Fifty years ago, America’s implacable enemy wasn’t amorphous international terrorism but the seemingly surging Soviet Union. And its leader who doubled as the bogeyman for Americans was Nikita Khrushchev, father of then-22-year-old Sergei Khrushchev.
Obviously, much has changed since 1958. The Soviet Union eventually collapsed, spinning most recently in the past decade from nascent hopes for democracy into a post-Communist netherworld that’s a blend of democracy, oligarchy and kleptocracy under Vladimir Putin.
And Sergei Khrushchev, formerly a Soviet missile engineer, is now a senior fellow at the Watson Institute for International Studies at Brown University. On Wednesday night, June 4, Khrushchev will speak in Portland at the World Affairs Council on the topic “Russia After Putin.”
He counsels patience to those expecting Russia to become an overnight democracy.
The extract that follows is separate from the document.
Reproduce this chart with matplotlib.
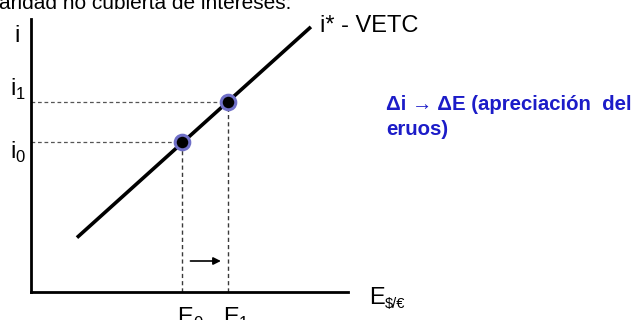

“Even if you bring together the nine best women, they cannot give birth in one month,” he said in a phone interview last week. “Americans’ biggest misconception is that you can create American democracy in one year. It may take until the end of the 21st century.”
His take on post-Putin Russia differs sharply from that of many Russia analysts. They fret there’s no post-Putin Russia because Putin’s selection of Dmitry Medvedev as his presidential successor—and Putin’s move into the prime minister’s post—marks a major step back toward one-man rule.
Instead, Khrushchev calls Putin’s move groundbreaking—like George Washington spurning a third term—because he stepped down.
Khrushchev, who doesn’t bemoan his homeland’s fall from Cold War superpower status, has been a U.S. citizen since 1999.
Asked which 2008 presidential candidate he supports in his adopted country, Khrushchev gives a politic answer. He won’t commit to Sen. Barack Obama (D-Ill.) and says he respects Sen. John McCain (R-Ariz.) as a “great man” who called to congratulate him after he became a citizen. But Khrushchev doesn’t think he’ll vote for him because Khrushchev opposes the Iraq war.